Emerveillement dans la diversité de nos « Voyages », de nos langues,
de nos langages.
Dans ce monde assourdissant, quand ivre d`entendre sans plus
écouter, l`Homme aux matins calmes, dans la clarté nouvelle, ouvrira
encore ses yeux sur ce « visage », comme aux premiers jours, il dira
ces trois mots dans toutes es langues, les petites comme les
grandes : nos vernaculaires qui ont forgé nos
émotions
et nos intelligences : nos véhiculaires qui nous permettent
communication et ouvertures : cet extraordinaire Voyage de la Pensée
humaine.

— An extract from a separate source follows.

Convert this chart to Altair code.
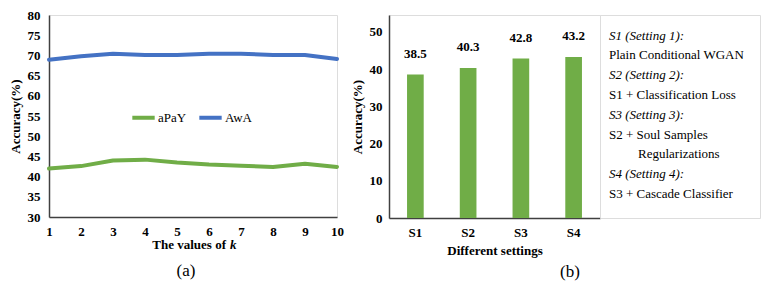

Alors tout le reste ne sera que Littérature…Alors sera
justifié cet axiome de L.S. Senghor : « La Culture ou la Barbarie »
Quand au Sénégal
dans ma petite ville de Saint Louis, ma grand mère
disait des contes et légendes
dans notre langue vernaculaire, le wolof, les contes et légendes,
étaient,
pour rompre la monotonie du récit,
accompagnes des chants rythmiques. L`enfant de que j`étais
alors se souvient de ces chants :
Ana cokulé manna fatou yai
Damma doutou ki far gear kimbar
Ana
selbembar kai djar lema.
Demona qireu tolubai bouryai
Nadi naque yi barré nourou
Samma menou ranié.
Riki Raka bombaema qi qi
Qiou an
Sukobe
Bai Laare.
Djam djamu hole
Bmoten qi qi jalbi menu
Meke dindi.
(« Kasak »-Wolof du Sénégal)
Et plus tard, a l`age de 7 ans, admis a l`école
primaire, notre instituteur essayait a nous apprendre « des récitations »
en langue française
a nous qui ne parlions que notre maternelle, nous faisons alors de
par-cœur.
Pâle étoile
de soir messagère
lointaine
Dont le front sort
brillant des voiles du couchant,
De ton palis d`azur
au sein du firmament
Que regardes tu
dans la plaine?
La tempête
s`éloigne et les vents sont calmés
La forêt qui gémit
pleure sur la bruyère
Le phalène doré
dans sa course légère
Traverse les près
embaumés.
Etoile qui descend
sur la verte colline
Triste larme
d`argent du manteau de la nuit
Toi qui regarde le
pâtre
qui chemine
Tandis que pas a
pas son long troupeau le suit.
Ce poème était
rythmé comme le chant de ma grand-mère, Ana Kaleré. Et aujourd`hui
le jeune homme de 72 ans que je suis se rappelle encore de la
récitation de son enfance si bien parce que plus que les paroles
c`est la musique qui s`est gravé en moi avant les images et le sens
de la parole.. La musique n`a pas besoin de passeport. En Afrique et
partout quand un vieillard meurt une monde entière meurt avec lui.